* [DATASET EXTRACT]
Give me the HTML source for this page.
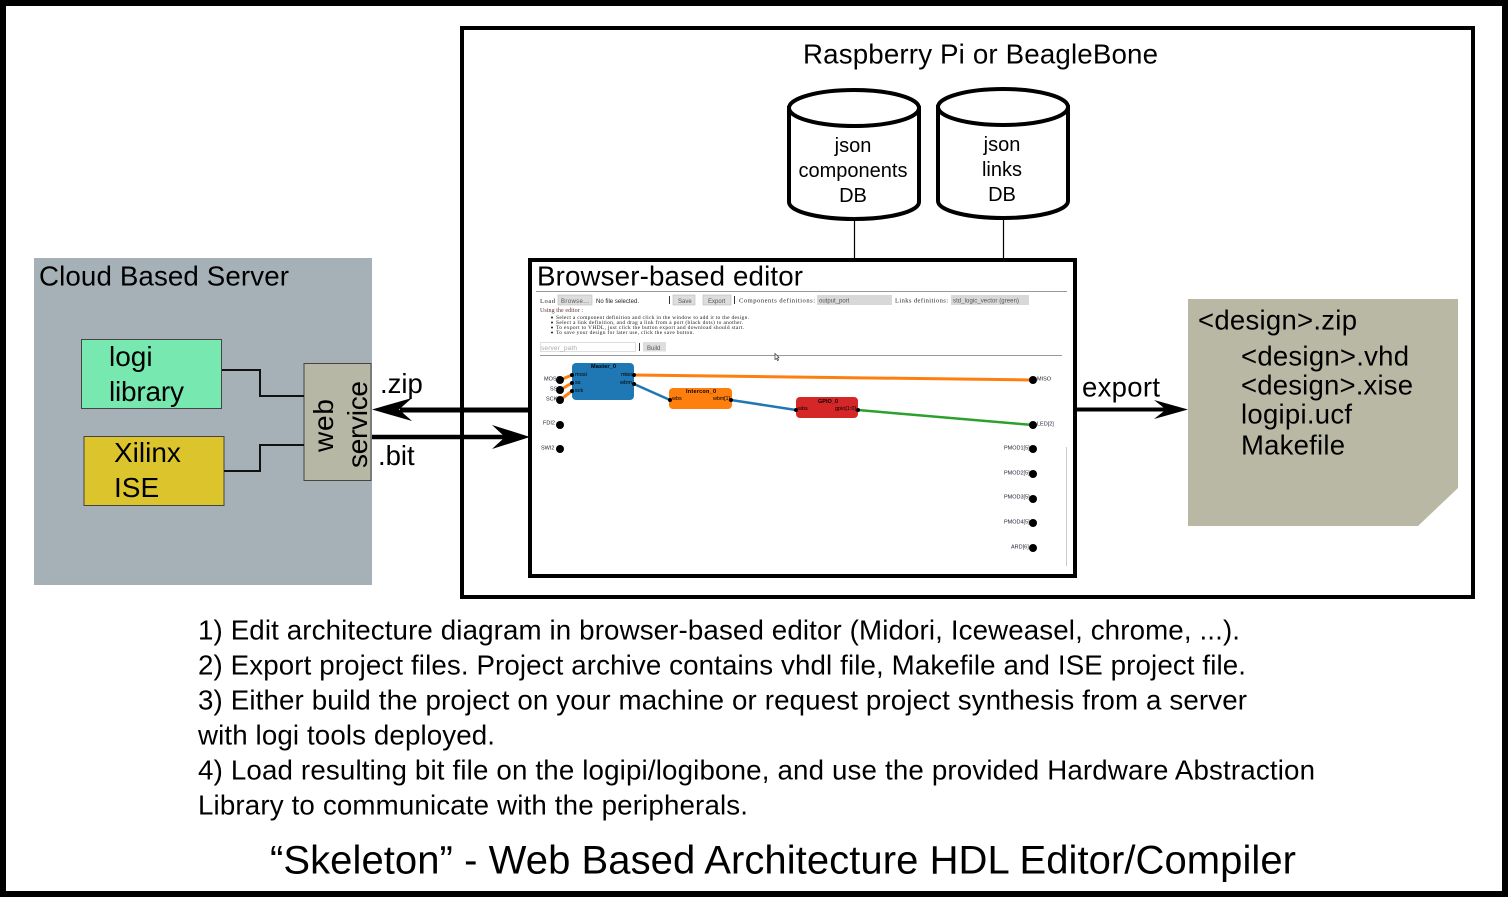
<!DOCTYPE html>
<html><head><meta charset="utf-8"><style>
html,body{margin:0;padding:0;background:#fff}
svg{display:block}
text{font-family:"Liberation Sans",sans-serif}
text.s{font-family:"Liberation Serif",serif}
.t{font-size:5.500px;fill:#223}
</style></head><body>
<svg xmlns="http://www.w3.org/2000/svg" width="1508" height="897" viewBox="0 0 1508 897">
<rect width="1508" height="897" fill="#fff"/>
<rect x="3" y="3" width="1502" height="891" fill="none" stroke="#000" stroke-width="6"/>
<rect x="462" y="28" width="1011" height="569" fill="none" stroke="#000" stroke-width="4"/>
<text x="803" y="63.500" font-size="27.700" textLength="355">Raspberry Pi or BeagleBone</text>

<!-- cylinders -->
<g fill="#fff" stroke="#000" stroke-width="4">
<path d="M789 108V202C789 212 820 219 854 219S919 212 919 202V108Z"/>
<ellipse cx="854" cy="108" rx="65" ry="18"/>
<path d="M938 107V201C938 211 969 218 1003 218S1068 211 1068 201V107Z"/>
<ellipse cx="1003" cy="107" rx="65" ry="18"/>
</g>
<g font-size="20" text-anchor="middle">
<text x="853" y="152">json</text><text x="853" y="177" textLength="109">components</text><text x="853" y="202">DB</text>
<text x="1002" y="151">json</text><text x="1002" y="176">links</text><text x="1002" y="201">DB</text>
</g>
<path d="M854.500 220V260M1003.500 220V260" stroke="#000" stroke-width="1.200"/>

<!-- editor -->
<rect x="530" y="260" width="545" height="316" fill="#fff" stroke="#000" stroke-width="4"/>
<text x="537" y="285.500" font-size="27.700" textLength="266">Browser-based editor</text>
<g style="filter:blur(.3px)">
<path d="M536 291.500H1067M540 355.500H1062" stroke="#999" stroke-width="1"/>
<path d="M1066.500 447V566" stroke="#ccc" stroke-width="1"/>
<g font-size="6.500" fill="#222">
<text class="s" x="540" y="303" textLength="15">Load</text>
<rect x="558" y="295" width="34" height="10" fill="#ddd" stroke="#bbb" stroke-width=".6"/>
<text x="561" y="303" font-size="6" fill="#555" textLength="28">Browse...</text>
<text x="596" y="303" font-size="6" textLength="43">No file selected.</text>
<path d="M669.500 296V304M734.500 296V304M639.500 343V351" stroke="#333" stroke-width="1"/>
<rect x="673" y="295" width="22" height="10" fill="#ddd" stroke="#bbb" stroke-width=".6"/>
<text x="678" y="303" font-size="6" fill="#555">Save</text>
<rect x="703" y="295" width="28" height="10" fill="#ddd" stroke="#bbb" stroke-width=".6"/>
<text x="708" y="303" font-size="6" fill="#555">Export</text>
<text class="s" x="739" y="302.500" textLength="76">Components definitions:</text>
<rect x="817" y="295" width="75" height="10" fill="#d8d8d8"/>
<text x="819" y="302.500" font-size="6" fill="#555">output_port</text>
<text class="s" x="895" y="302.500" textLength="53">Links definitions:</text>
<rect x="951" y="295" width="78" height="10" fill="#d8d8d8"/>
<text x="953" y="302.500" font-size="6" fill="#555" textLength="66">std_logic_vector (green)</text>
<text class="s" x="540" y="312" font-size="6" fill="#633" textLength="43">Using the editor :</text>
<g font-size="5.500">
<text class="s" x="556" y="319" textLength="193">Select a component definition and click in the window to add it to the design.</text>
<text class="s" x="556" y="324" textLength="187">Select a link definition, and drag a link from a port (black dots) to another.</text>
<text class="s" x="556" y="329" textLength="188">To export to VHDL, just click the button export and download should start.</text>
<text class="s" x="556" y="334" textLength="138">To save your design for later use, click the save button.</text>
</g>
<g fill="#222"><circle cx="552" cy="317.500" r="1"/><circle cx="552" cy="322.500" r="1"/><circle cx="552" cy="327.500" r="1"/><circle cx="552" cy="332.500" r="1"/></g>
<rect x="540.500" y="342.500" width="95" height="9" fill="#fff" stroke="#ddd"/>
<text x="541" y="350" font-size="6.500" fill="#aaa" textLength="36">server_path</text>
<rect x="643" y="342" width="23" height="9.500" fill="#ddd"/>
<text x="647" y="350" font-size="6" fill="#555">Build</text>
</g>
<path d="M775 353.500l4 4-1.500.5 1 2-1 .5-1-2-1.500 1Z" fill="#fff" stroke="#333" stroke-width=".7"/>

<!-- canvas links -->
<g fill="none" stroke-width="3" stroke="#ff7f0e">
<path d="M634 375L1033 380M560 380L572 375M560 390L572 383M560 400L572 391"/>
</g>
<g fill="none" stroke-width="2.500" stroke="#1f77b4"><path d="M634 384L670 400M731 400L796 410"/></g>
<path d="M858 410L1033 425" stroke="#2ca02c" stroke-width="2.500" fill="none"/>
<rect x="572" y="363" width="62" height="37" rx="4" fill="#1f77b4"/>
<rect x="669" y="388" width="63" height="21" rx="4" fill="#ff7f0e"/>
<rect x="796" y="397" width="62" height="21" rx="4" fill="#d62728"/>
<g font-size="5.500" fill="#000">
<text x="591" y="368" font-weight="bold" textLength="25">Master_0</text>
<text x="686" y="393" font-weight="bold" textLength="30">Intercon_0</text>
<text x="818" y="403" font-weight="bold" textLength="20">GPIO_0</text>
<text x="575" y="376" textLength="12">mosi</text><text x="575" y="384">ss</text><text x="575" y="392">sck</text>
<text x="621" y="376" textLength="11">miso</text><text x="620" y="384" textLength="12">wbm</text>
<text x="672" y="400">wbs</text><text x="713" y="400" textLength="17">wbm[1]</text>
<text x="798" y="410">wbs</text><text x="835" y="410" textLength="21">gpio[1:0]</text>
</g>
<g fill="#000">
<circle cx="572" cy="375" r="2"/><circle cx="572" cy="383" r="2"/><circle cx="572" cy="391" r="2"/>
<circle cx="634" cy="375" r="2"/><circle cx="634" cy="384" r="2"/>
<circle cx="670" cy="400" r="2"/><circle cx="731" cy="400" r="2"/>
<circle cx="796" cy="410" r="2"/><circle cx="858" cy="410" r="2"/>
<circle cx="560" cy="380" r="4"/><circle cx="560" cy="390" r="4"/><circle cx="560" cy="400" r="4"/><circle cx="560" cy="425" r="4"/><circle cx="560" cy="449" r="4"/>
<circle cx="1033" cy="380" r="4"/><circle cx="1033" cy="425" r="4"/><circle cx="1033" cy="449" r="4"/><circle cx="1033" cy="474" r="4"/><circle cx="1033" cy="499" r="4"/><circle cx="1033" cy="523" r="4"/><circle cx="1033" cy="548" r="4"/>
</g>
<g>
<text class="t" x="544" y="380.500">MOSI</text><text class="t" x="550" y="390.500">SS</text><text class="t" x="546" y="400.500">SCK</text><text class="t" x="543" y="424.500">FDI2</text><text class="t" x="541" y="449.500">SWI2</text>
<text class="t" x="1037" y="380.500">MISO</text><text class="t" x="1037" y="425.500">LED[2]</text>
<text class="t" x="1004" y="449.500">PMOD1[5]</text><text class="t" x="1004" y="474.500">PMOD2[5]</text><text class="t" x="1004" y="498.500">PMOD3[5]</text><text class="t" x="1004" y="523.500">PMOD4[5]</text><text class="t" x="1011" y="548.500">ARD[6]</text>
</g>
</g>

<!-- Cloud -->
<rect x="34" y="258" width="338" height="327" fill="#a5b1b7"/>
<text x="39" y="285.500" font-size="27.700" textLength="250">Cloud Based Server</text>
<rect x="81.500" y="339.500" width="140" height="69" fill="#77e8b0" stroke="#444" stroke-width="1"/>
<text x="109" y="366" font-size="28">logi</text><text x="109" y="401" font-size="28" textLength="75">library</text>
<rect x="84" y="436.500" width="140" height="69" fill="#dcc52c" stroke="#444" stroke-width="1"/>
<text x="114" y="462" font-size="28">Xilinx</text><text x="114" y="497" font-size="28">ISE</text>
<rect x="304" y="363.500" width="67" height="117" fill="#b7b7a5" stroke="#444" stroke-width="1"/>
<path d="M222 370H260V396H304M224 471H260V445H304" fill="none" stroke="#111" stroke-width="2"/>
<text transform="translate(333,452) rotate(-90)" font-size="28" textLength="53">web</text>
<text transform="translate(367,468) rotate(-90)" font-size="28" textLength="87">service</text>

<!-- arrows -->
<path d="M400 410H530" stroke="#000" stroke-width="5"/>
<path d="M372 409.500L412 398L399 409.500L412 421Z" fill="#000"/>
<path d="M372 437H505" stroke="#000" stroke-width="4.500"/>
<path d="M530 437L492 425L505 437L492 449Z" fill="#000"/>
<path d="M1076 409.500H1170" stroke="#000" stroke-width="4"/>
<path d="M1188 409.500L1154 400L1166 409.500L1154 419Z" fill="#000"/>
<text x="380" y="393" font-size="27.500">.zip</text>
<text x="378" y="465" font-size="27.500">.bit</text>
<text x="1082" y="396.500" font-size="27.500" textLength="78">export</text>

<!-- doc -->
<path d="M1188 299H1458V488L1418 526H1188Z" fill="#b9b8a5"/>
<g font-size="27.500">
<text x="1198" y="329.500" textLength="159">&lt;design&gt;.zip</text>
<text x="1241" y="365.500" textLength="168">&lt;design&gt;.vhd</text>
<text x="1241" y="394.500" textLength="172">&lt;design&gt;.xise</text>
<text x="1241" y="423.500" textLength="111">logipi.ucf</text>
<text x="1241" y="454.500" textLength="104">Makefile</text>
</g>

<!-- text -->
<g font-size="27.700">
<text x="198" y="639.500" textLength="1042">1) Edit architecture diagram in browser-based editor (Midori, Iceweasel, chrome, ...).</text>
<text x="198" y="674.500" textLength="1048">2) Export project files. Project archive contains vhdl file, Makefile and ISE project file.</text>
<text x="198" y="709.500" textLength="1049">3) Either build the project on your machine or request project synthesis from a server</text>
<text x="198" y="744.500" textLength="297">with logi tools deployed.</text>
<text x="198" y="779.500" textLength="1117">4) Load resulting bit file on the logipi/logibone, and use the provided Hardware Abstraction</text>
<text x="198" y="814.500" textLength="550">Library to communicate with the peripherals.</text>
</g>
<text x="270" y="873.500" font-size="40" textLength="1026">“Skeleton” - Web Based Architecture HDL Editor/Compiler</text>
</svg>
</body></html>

* [WHAT NEEDS TO BE DONE] Pictures are excluded; extract exactly the lines from the start of the data through the line that holds "Pi or BeagleBone</text>", both ends included.

* [SOLUTION]
Give me the HTML source for this page.
<!DOCTYPE html>
<html><head><meta charset="utf-8"><style>
html,body{margin:0;padding:0;background:#fff}
svg{display:block}
text{font-family:"Liberation Sans",sans-serif}
text.s{font-family:"Liberation Serif",serif}
.t{font-size:5.500px;fill:#223}
</style></head><body>
<svg xmlns="http://www.w3.org/2000/svg" width="1508" height="897" viewBox="0 0 1508 897">
<rect width="1508" height="897" fill="#fff"/>
<rect x="3" y="3" width="1502" height="891" fill="none" stroke="#000" stroke-width="6"/>
<rect x="462" y="28" width="1011" height="569" fill="none" stroke="#000" stroke-width="4"/>
<text x="803" y="63.500" font-size="27.700" textLength="355">Raspberry Pi or BeagleBone</text>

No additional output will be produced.